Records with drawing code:
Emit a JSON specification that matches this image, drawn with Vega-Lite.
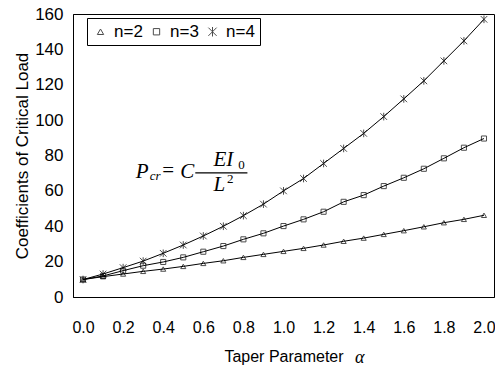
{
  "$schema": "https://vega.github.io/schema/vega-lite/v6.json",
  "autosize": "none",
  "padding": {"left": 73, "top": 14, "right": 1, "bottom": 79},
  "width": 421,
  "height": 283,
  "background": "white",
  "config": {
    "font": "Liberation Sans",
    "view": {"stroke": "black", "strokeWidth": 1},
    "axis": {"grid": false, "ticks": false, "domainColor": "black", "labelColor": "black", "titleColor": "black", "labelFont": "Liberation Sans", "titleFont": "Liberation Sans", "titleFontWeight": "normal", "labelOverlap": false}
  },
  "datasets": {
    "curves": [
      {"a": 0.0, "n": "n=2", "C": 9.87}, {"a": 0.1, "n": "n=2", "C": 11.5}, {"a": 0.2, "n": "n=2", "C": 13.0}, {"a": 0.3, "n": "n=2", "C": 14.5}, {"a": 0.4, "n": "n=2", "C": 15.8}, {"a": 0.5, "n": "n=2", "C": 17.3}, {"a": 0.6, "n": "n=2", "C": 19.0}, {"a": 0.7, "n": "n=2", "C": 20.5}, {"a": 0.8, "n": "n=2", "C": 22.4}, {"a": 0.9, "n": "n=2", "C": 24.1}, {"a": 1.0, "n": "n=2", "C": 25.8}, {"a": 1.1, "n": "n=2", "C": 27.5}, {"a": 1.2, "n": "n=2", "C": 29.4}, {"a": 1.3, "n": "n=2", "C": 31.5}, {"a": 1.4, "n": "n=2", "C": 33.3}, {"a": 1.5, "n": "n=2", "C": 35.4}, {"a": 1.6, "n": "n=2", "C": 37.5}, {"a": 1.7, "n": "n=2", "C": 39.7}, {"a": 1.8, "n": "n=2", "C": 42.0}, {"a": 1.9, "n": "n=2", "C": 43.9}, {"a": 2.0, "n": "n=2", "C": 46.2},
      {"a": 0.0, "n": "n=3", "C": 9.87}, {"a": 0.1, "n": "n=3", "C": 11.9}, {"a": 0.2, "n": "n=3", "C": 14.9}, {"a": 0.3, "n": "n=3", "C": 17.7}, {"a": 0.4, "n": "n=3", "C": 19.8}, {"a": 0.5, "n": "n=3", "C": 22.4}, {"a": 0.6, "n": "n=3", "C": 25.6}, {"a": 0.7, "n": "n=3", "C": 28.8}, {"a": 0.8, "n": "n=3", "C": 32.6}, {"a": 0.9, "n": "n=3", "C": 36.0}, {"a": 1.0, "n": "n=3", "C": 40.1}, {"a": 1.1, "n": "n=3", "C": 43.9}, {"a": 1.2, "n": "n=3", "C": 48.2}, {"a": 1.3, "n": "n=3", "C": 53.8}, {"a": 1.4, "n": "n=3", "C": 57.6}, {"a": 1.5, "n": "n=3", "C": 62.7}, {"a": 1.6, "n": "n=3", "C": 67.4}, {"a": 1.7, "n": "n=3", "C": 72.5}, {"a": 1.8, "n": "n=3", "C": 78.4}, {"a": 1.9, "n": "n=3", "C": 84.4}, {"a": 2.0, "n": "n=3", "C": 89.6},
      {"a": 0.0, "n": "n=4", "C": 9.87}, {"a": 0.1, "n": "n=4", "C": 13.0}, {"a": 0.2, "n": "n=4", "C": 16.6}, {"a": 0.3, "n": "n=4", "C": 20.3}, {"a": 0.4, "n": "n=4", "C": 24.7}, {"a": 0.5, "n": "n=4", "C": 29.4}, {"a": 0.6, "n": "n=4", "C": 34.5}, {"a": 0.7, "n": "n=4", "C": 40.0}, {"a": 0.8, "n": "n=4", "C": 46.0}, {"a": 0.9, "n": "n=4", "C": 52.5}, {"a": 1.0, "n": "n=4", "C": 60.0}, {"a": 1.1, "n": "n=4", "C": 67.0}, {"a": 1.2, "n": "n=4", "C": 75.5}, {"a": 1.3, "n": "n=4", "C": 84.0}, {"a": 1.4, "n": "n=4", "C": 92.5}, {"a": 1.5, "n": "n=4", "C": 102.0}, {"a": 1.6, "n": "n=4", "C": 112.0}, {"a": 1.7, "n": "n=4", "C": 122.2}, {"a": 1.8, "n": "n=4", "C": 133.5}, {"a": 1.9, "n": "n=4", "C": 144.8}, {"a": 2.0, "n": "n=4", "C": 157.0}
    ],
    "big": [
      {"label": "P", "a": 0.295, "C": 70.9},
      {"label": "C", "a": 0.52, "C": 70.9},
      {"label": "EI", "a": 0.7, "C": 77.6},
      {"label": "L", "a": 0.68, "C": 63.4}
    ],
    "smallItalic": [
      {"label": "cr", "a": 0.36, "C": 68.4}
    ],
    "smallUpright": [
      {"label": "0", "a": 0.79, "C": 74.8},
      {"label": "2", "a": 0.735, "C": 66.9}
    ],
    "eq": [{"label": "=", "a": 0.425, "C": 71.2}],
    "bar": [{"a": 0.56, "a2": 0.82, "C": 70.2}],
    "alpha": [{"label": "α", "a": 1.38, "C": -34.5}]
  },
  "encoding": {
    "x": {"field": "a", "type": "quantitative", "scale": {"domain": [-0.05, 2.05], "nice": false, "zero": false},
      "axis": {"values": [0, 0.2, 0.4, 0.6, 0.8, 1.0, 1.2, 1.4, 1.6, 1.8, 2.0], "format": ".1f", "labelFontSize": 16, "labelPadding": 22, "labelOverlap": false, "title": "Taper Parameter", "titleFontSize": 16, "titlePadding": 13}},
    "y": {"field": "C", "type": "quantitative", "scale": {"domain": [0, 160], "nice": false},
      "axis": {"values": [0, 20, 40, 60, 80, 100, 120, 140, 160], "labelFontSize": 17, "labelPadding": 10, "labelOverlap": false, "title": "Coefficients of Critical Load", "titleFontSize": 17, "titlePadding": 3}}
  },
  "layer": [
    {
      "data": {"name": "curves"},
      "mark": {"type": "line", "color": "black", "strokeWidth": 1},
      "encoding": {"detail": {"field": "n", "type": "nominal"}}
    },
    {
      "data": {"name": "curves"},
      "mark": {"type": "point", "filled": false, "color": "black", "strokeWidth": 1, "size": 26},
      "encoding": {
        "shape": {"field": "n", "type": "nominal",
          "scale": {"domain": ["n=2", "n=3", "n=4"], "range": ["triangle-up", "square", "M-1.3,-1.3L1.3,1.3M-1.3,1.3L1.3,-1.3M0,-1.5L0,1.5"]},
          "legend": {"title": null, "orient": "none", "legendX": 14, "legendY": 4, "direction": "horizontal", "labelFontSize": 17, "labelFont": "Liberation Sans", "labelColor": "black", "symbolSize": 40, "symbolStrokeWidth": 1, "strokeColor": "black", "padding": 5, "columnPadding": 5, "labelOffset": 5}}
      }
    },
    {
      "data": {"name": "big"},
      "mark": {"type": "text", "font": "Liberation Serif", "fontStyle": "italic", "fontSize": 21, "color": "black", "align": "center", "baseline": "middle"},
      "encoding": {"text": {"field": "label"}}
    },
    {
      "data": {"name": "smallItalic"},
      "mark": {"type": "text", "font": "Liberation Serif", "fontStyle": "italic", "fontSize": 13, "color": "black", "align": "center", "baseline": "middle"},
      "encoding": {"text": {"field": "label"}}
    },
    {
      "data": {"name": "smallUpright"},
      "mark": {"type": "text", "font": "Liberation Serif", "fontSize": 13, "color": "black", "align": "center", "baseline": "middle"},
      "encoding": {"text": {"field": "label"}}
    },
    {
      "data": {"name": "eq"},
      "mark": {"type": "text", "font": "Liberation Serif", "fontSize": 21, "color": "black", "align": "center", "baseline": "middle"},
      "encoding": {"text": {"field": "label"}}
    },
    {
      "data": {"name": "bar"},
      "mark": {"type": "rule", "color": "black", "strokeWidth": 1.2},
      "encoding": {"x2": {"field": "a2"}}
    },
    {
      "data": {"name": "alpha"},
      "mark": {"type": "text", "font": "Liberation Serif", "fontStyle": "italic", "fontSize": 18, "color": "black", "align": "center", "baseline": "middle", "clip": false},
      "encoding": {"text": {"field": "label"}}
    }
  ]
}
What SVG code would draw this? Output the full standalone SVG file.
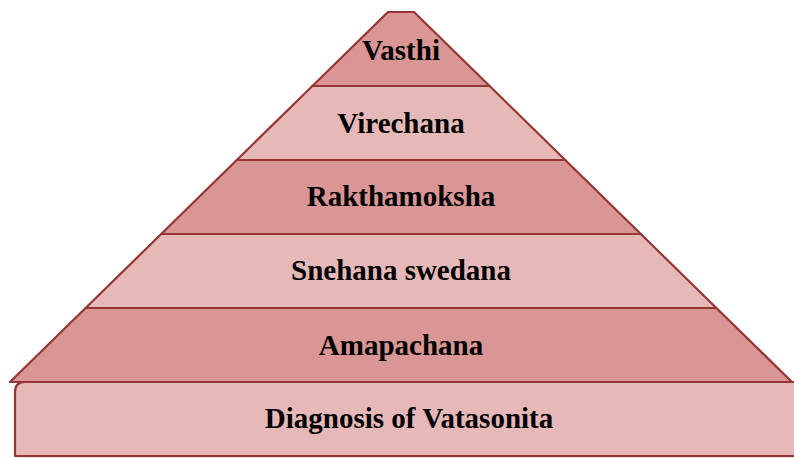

# WORK TO COMPLETE
In the lines above, find each one with "this" and list it.

# TASK ANSWER
Emit a JSON specification that matches this image, drawn with Vega-Lite.
What SVG code would draw this? Output the full standalone SVG file.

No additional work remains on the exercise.